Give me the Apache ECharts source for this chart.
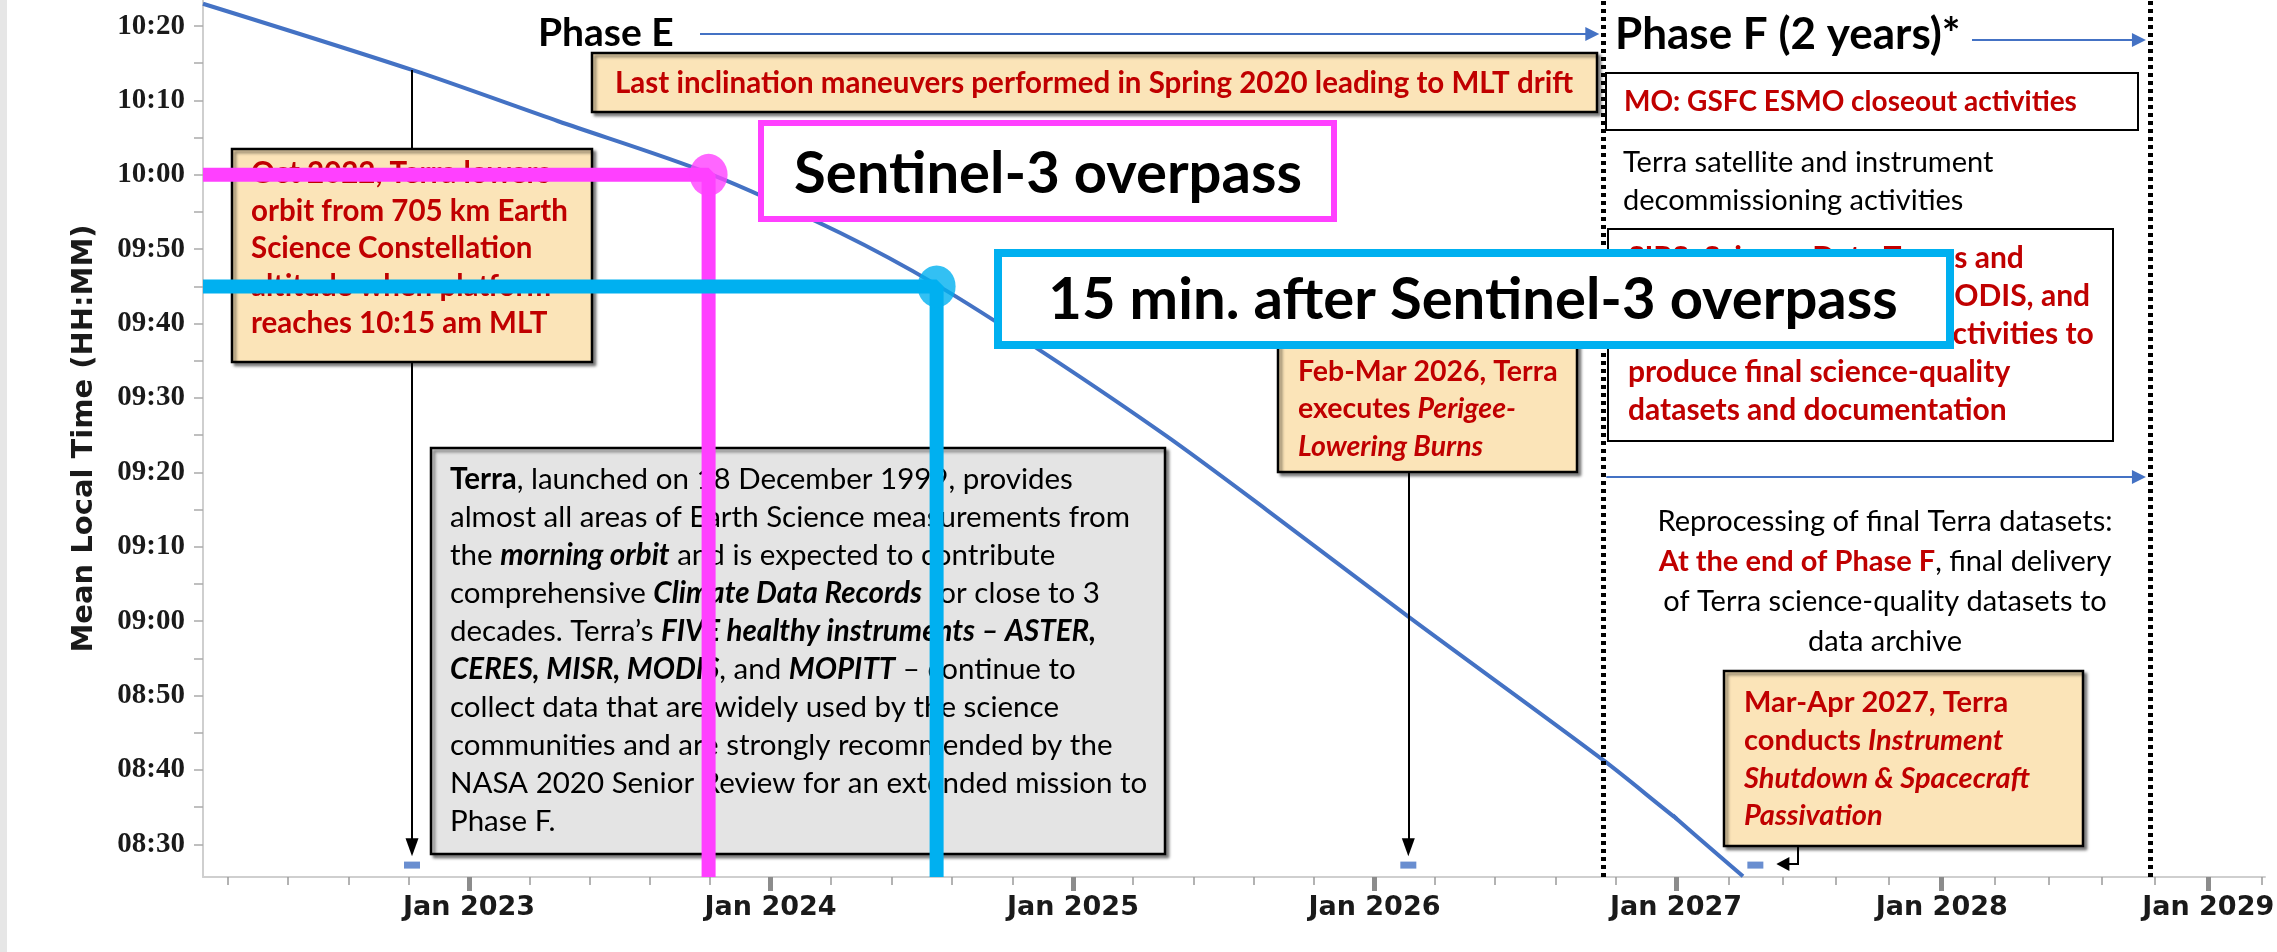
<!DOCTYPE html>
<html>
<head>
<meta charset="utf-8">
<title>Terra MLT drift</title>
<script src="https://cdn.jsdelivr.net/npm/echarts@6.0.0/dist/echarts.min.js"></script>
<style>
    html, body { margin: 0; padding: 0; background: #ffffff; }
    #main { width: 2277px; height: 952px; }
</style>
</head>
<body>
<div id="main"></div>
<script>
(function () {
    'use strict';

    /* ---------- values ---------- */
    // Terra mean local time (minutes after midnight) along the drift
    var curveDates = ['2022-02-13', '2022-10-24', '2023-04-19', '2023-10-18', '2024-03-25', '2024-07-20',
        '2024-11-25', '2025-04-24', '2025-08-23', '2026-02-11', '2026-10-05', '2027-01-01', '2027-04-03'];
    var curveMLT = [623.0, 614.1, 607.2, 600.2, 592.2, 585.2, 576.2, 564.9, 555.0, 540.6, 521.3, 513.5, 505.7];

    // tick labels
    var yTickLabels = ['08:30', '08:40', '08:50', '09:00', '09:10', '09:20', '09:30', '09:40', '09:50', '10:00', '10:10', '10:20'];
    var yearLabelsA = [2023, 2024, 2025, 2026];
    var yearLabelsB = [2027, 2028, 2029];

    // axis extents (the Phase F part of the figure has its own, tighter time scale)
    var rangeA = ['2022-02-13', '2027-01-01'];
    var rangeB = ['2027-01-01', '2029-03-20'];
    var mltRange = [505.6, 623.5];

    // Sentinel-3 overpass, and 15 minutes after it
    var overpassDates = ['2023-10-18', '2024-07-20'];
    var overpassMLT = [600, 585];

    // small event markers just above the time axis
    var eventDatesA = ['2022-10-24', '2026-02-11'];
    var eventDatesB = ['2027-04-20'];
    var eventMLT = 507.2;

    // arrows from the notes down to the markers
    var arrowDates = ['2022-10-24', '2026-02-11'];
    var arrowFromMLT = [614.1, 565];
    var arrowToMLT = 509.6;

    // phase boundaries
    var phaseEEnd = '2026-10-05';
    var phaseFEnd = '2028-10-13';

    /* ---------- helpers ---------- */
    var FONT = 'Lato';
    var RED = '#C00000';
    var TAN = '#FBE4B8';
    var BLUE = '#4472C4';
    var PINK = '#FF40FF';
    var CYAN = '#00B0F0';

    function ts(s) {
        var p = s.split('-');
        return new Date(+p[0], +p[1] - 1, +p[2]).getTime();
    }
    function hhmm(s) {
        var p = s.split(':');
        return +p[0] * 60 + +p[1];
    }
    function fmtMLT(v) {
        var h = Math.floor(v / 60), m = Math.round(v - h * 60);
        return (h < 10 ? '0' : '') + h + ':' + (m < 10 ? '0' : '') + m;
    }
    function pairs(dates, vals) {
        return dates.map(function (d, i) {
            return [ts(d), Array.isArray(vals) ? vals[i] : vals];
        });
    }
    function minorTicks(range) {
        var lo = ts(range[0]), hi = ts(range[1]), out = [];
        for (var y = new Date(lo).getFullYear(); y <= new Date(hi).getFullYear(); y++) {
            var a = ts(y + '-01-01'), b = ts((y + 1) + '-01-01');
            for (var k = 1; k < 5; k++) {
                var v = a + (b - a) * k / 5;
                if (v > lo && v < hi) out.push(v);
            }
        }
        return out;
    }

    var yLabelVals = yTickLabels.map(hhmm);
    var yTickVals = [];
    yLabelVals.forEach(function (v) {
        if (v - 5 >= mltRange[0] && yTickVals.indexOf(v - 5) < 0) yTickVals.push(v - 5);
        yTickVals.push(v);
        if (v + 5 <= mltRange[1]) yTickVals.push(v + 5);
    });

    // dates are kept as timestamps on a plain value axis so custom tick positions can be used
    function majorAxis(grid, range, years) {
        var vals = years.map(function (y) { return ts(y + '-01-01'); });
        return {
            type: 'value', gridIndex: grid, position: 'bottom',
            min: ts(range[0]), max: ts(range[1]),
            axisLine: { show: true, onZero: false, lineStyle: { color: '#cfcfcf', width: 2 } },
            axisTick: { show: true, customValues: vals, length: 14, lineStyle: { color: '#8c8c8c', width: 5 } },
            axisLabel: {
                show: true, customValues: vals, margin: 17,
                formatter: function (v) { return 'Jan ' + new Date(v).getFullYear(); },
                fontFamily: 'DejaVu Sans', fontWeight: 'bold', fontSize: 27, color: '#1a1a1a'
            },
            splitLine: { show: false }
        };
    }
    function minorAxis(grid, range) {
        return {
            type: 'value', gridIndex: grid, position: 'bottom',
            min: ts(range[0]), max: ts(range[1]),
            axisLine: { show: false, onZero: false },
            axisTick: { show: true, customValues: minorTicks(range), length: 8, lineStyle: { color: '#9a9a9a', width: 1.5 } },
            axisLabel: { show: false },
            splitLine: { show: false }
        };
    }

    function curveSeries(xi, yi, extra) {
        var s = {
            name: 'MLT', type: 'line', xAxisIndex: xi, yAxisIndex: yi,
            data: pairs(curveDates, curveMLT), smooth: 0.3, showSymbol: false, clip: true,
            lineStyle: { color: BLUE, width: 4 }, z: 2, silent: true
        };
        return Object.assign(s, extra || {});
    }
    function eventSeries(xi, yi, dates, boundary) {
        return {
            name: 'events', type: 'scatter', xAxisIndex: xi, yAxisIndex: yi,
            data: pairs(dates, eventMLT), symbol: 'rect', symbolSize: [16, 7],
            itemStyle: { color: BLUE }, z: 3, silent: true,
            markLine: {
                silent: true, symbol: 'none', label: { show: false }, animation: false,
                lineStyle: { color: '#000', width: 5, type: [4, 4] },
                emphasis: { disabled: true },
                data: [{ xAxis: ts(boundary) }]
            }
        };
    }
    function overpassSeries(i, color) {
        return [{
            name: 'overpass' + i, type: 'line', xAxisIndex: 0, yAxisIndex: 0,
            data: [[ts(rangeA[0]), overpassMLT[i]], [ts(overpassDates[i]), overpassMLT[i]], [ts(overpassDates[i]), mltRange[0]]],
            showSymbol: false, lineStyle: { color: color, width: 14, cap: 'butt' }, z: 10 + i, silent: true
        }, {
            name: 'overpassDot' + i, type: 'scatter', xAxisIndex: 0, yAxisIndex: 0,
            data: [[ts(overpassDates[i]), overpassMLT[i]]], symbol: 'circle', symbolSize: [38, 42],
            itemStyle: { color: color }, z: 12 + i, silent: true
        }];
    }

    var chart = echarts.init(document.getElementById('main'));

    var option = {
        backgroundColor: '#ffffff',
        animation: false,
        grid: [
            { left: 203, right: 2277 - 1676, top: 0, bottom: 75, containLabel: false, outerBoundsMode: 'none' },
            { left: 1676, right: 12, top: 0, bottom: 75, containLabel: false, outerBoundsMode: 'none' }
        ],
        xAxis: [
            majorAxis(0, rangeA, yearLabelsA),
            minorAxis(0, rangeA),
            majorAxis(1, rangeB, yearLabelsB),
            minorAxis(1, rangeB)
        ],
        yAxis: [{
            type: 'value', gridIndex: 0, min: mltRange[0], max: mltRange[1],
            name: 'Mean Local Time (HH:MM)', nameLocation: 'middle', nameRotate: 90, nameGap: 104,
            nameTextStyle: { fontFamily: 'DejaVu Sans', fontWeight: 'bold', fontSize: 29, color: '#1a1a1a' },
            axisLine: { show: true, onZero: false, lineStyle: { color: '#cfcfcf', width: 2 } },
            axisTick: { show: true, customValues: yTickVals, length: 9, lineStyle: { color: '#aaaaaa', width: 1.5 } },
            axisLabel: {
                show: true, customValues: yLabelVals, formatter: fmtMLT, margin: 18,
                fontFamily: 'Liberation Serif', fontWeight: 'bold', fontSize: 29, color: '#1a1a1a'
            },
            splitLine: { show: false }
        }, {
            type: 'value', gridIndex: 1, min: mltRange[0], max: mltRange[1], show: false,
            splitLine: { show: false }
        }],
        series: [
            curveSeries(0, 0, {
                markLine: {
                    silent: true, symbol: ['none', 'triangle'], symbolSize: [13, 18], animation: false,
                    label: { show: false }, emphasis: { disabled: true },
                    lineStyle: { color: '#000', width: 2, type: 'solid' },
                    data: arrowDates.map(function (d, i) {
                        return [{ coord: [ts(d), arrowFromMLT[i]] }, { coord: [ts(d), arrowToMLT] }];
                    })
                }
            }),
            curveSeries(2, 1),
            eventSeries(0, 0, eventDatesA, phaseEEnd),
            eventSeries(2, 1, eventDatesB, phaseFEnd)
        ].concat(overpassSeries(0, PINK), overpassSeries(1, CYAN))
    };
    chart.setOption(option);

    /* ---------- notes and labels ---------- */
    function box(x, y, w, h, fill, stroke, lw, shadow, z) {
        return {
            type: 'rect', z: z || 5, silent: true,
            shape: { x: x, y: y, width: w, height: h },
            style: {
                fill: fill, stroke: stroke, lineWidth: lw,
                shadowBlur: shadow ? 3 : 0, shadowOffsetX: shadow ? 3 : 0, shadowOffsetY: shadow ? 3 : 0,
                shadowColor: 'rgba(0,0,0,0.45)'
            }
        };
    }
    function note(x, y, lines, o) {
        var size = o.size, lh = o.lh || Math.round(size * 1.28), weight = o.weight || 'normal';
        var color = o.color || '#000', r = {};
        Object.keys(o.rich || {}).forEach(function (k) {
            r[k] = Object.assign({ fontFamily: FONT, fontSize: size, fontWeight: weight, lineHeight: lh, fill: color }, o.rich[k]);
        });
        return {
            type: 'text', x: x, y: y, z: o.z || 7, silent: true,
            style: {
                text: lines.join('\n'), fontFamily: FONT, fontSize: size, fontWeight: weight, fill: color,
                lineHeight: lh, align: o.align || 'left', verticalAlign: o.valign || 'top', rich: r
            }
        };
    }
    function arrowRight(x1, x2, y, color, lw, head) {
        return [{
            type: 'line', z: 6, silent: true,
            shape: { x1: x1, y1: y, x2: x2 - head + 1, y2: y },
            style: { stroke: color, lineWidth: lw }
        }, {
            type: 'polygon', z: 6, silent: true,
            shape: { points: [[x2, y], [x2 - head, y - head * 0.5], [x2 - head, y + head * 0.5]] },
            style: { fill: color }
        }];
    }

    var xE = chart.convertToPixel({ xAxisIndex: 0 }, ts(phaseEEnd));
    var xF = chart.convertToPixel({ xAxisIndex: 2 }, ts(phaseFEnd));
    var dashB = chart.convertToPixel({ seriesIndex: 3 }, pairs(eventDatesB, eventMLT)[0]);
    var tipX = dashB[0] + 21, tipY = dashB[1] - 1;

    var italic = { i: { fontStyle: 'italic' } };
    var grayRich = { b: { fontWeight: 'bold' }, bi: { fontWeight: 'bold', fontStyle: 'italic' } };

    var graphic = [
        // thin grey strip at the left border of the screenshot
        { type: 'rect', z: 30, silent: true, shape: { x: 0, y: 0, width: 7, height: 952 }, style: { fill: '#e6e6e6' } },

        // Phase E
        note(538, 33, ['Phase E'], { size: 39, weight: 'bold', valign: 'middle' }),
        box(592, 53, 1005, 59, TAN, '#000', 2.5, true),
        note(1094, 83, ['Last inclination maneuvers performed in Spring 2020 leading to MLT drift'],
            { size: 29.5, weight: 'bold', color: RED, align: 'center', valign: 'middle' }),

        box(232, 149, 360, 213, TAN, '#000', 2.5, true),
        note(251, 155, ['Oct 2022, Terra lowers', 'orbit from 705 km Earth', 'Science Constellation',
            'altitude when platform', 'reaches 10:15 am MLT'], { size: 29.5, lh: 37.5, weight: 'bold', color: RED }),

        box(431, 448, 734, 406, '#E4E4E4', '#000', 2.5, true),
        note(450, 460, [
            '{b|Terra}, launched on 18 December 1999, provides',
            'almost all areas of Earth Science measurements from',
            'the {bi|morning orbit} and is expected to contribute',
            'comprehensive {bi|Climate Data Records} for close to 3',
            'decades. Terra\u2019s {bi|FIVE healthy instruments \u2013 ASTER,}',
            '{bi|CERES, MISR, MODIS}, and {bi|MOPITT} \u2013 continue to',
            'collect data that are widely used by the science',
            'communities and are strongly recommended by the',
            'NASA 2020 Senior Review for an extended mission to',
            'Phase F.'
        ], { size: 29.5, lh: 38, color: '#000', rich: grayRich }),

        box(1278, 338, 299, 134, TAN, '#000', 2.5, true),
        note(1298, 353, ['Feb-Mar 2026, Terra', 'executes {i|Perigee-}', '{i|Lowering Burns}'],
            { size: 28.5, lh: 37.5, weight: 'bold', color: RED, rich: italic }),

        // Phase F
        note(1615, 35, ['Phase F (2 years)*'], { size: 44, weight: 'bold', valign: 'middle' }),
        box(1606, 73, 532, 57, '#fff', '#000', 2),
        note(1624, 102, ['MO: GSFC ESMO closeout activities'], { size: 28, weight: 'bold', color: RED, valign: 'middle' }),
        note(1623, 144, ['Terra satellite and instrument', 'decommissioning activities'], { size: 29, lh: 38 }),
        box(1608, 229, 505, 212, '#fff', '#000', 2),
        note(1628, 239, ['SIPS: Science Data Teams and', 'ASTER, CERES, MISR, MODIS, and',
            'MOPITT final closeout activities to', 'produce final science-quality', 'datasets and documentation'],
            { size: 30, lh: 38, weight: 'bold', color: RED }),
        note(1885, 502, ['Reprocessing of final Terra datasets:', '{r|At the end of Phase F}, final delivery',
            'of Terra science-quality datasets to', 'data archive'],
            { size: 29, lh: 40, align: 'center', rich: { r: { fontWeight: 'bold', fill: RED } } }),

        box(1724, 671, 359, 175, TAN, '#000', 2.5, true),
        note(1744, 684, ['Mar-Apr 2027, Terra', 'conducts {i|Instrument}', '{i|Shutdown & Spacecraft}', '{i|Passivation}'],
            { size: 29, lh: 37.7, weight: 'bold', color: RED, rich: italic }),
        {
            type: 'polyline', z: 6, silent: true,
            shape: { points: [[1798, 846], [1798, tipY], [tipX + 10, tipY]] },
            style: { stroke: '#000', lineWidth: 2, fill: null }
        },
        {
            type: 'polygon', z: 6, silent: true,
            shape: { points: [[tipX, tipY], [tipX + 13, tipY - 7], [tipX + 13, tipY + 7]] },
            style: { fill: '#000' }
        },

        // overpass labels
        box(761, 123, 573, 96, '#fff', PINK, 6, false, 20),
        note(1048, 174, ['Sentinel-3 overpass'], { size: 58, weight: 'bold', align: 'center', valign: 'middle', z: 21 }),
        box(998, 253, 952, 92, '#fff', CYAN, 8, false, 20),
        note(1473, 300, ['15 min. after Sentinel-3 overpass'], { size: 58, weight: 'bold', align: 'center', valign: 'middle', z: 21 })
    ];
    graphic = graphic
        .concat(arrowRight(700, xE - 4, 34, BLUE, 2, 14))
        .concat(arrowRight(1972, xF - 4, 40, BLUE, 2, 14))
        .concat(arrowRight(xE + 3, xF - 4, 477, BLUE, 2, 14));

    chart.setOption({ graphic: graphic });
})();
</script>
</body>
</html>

★ ★ ★

## Exercise prompt
Transcribe the opening line of the listing above, please, and every line after it through the line with "var overpassMLT = [600, 585];", word for word, without pictures.

## Exercise solution
Give me the Apache ECharts source for this chart.
<!DOCTYPE html>
<html>
<head>
<meta charset="utf-8">
<title>Terra MLT drift</title>
<script src="https://cdn.jsdelivr.net/npm/echarts@6.0.0/dist/echarts.min.js"></script>
<style>
    html, body { margin: 0; padding: 0; background: #ffffff; }
    #main { width: 2277px; height: 952px; }
</style>
</head>
<body>
<div id="main"></div>
<script>
(function () {
    'use strict';

    /* ---------- values ---------- */
    // Terra mean local time (minutes after midnight) along the drift
    var curveDates = ['2022-02-13', '2022-10-24', '2023-04-19', '2023-10-18', '2024-03-25', '2024-07-20',
        '2024-11-25', '2025-04-24', '2025-08-23', '2026-02-11', '2026-10-05', '2027-01-01', '2027-04-03'];
    var curveMLT = [623.0, 614.1, 607.2, 600.2, 592.2, 585.2, 576.2, 564.9, 555.0, 540.6, 521.3, 513.5, 505.7];

    // tick labels
    var yTickLabels = ['08:30', '08:40', '08:50', '09:00', '09:10', '09:20', '09:30', '09:40', '09:50', '10:00', '10:10', '10:20'];
    var yearLabelsA = [2023, 2024, 2025, 2026];
    var yearLabelsB = [2027, 2028, 2029];

    // axis extents (the Phase F part of the figure has its own, tighter time scale)
    var rangeA = ['2022-02-13', '2027-01-01'];
    var rangeB = ['2027-01-01', '2029-03-20'];
    var mltRange = [505.6, 623.5];

    // Sentinel-3 overpass, and 15 minutes after it
    var overpassDates = ['2023-10-18', '2024-07-20'];
    var overpassMLT = [600, 585];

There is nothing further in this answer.